* [Problem] Records follow. Copy every line with "script".

======== Given entries ========

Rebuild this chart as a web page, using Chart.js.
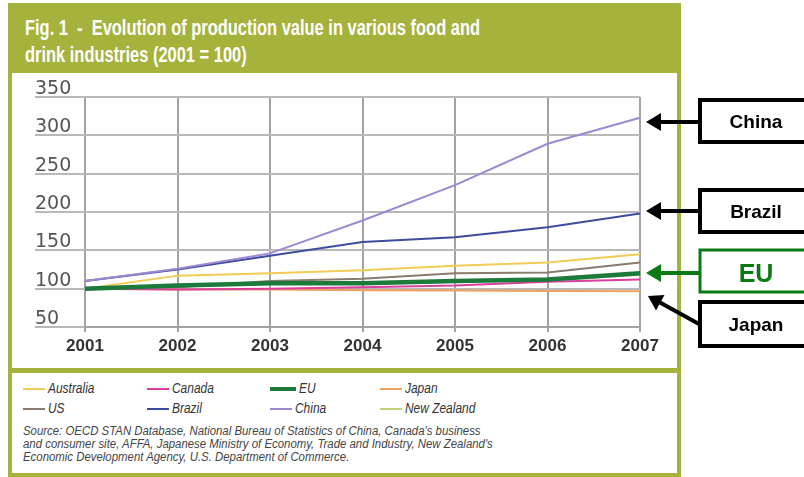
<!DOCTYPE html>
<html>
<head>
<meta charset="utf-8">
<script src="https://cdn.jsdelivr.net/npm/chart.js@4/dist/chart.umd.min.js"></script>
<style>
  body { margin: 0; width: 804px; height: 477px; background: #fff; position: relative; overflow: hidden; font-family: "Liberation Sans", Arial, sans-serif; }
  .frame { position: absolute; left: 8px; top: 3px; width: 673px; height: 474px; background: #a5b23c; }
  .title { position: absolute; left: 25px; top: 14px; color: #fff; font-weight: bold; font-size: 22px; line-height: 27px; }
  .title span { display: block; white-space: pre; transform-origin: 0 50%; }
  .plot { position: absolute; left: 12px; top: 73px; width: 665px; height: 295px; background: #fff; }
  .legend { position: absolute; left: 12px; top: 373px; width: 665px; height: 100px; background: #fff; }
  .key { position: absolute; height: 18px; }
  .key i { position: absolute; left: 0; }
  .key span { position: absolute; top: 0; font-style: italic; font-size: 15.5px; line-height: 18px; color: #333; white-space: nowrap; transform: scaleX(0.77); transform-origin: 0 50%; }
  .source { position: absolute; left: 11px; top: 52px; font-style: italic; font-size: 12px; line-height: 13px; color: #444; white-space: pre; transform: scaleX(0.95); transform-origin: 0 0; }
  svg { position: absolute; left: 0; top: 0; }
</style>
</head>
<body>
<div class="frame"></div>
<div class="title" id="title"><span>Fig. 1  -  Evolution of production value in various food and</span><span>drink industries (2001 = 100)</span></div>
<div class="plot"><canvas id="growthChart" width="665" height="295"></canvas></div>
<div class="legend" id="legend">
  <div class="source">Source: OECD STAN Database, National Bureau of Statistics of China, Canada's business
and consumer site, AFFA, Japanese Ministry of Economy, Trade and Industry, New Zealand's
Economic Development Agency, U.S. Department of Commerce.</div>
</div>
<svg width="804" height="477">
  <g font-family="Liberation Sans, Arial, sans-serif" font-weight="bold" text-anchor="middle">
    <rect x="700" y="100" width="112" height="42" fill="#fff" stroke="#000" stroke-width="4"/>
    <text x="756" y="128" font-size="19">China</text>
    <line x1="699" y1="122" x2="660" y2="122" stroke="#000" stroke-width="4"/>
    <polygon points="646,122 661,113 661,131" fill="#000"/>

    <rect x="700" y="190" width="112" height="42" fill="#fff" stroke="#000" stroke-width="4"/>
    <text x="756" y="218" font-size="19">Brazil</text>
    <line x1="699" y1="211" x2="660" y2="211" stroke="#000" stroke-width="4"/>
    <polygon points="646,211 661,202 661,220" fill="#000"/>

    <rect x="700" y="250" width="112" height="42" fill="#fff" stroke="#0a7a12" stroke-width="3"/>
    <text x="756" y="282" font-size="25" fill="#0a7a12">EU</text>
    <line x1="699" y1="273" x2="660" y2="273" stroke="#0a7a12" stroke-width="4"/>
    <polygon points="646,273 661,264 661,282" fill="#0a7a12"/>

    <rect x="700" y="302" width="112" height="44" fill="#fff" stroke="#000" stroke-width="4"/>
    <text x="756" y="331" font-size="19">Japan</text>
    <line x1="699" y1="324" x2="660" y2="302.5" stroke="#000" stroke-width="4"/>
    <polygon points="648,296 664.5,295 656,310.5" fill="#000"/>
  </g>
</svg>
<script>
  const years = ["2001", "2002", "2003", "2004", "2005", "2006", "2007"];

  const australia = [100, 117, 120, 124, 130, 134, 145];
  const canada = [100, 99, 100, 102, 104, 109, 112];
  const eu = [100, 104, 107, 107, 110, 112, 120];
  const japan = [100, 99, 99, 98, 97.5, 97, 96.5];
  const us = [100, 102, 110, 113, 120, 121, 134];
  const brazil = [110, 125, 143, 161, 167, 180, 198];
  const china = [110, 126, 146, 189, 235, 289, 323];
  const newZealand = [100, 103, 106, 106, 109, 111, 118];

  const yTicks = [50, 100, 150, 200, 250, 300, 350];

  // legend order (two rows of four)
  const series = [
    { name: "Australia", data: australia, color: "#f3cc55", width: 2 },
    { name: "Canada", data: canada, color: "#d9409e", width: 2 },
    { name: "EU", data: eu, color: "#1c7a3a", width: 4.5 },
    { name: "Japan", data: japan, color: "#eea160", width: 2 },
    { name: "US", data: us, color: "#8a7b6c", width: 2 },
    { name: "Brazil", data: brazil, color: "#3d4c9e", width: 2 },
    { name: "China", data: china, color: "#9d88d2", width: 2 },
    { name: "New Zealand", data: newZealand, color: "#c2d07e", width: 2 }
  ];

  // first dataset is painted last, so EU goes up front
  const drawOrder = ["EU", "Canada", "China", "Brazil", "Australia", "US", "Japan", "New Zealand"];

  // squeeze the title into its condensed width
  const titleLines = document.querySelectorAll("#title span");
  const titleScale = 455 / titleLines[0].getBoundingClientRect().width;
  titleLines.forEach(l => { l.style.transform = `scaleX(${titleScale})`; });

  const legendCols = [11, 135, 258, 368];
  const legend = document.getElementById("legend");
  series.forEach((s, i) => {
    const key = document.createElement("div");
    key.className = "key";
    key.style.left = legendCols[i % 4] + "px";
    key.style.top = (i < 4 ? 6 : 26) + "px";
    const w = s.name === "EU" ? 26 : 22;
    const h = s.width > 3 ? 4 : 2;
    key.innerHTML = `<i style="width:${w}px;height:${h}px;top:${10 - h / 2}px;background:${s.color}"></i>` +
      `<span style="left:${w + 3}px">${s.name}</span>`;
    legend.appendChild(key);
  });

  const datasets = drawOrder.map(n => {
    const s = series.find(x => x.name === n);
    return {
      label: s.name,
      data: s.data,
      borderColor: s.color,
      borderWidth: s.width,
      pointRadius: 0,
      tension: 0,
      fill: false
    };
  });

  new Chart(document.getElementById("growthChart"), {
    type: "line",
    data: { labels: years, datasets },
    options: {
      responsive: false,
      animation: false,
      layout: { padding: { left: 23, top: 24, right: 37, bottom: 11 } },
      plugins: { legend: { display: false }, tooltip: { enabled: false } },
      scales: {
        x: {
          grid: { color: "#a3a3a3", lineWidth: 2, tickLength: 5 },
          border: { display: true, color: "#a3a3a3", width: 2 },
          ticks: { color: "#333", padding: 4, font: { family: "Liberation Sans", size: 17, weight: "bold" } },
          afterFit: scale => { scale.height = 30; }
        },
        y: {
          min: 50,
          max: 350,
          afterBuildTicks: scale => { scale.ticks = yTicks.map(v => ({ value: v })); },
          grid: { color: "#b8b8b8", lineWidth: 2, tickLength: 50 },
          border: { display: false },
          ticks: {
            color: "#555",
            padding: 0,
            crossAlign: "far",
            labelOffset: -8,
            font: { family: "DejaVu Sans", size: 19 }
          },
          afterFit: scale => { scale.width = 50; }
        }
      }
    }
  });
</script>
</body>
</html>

========
======== Given entries ========

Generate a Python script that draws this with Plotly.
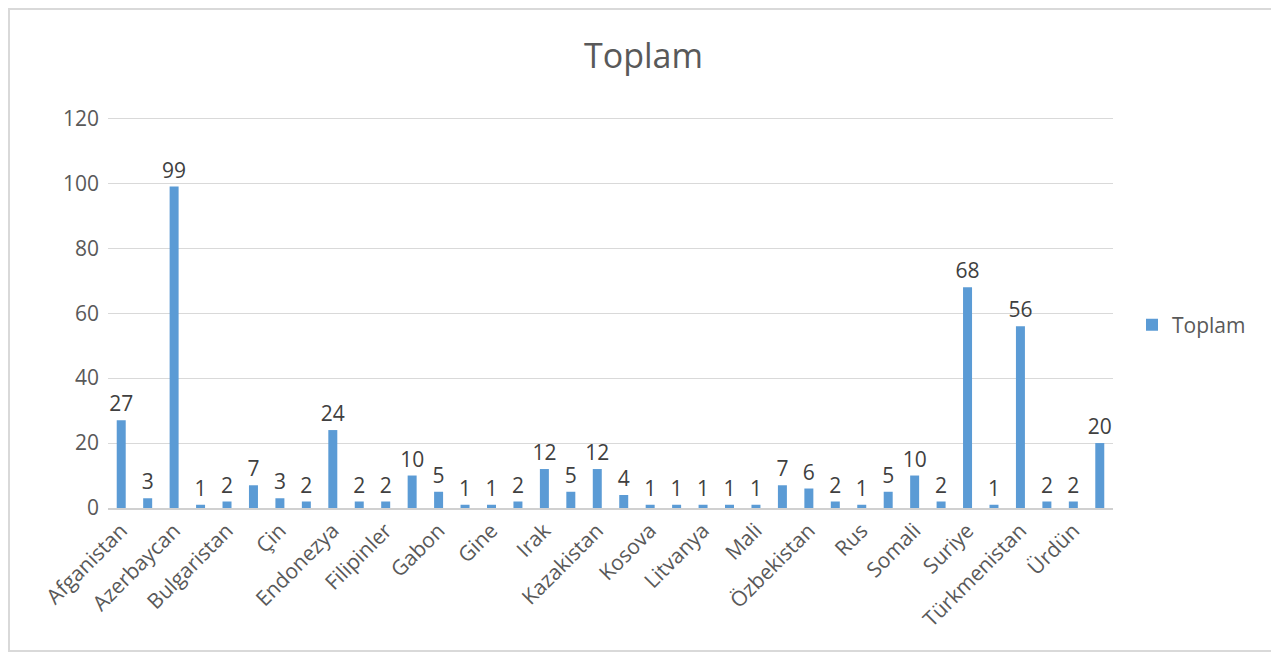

========
======== Given entries ========

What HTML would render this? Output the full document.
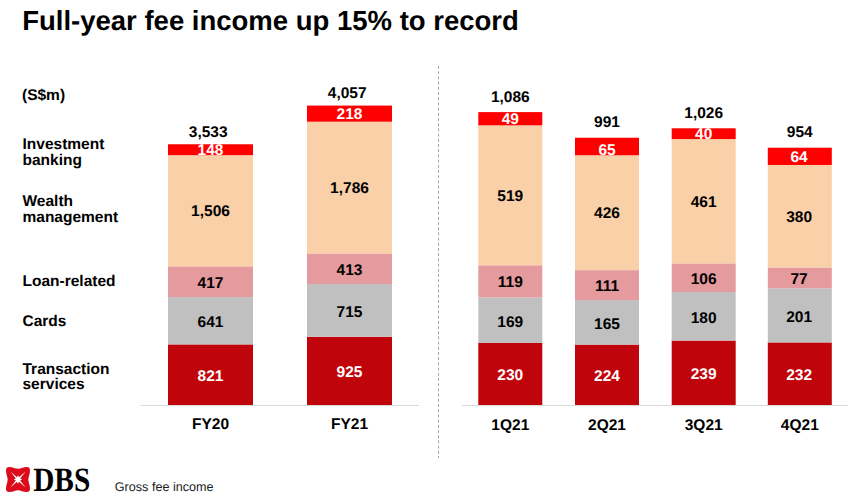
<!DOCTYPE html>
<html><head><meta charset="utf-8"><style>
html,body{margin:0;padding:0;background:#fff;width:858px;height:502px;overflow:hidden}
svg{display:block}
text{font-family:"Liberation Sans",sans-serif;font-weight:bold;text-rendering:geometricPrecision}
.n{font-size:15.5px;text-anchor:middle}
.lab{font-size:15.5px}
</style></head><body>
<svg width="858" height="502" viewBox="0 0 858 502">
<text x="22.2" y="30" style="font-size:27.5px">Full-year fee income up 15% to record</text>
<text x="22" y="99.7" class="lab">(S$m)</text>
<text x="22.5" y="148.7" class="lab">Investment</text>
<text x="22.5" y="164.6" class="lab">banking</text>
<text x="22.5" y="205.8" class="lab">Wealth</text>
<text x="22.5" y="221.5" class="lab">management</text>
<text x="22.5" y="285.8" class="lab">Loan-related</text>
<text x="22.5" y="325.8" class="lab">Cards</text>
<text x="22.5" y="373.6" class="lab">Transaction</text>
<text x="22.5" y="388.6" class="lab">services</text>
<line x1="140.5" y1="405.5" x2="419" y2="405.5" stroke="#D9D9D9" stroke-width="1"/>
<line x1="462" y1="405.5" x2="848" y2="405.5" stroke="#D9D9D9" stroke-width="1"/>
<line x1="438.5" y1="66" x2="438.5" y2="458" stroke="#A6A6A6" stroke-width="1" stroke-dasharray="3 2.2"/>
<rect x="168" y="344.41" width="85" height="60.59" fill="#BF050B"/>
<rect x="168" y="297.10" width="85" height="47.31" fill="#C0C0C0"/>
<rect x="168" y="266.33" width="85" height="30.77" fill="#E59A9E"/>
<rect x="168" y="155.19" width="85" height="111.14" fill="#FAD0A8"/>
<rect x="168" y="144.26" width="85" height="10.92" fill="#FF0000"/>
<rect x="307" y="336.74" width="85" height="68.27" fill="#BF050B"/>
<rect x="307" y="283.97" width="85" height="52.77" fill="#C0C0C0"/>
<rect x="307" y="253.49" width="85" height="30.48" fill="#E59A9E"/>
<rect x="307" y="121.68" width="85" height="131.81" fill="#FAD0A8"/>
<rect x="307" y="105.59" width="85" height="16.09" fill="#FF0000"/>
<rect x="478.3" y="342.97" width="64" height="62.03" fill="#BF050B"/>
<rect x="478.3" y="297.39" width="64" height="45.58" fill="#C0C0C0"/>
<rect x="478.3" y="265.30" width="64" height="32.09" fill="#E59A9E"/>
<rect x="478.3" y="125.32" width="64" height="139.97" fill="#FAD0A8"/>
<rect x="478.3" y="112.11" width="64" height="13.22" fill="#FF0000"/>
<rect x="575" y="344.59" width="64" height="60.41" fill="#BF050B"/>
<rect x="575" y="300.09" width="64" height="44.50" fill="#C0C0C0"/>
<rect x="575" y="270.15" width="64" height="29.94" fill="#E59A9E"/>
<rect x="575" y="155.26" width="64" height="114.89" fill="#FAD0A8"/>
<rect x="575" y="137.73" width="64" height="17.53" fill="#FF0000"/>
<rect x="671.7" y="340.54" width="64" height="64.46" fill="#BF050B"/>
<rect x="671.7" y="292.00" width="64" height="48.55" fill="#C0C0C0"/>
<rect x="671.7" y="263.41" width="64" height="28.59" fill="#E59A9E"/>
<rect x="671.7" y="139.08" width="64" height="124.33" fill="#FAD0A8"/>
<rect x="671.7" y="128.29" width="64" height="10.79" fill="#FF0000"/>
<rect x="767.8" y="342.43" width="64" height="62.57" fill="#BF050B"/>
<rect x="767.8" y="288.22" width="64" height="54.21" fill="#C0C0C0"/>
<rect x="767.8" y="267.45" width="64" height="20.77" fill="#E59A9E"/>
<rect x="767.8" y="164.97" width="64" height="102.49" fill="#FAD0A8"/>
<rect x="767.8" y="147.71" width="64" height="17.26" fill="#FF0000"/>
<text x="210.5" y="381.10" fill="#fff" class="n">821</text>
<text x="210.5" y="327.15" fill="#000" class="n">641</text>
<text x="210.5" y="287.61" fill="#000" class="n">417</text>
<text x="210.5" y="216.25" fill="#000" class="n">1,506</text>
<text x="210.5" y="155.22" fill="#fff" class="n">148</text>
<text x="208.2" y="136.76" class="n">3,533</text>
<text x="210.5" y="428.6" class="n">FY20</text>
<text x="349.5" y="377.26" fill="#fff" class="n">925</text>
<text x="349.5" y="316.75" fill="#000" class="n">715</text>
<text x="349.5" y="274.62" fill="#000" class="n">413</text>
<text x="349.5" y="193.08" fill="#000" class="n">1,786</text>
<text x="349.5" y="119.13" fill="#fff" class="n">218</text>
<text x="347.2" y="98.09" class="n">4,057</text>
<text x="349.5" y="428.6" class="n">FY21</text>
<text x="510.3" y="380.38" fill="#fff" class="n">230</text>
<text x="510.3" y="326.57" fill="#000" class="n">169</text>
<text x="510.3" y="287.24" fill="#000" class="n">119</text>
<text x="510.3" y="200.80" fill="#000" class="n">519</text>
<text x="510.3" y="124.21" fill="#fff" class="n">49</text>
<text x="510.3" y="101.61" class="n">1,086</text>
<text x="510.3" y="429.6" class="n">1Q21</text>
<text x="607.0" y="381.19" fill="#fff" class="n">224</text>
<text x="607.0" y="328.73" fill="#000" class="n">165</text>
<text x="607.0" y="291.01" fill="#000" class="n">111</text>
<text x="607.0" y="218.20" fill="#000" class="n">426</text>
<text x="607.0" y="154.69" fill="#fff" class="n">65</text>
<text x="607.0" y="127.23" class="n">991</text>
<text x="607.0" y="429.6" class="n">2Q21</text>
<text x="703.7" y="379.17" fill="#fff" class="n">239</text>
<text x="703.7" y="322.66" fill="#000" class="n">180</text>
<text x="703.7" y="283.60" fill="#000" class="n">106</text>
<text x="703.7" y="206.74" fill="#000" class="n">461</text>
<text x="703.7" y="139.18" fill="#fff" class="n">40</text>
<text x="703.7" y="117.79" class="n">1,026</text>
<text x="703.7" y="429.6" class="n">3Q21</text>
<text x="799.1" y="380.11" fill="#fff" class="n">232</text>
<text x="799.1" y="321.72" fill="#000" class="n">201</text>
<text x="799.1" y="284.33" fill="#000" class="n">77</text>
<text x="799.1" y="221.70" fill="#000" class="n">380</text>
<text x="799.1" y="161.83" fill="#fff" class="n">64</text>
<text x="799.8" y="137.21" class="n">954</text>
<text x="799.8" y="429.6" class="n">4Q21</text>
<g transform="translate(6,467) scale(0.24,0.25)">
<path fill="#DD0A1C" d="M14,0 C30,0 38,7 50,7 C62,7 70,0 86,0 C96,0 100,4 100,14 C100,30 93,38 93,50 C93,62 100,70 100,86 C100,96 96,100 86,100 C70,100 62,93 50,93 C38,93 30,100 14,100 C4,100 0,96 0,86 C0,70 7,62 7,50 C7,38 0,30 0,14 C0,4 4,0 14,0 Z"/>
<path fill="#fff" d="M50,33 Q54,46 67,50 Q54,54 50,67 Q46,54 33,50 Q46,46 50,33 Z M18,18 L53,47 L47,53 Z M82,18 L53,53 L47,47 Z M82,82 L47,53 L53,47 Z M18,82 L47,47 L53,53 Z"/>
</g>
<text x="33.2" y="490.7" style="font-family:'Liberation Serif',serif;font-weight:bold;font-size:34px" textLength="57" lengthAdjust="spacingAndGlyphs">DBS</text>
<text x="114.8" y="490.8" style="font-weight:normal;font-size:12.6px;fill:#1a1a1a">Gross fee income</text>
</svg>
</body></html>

========

* [Solution to this task]
<script src="https://cdn.jsdelivr.net/npm/chart.js@4/dist/chart.umd.min.js"></script>
<script>
</script>
Generate a Python script that draws this with Plotly.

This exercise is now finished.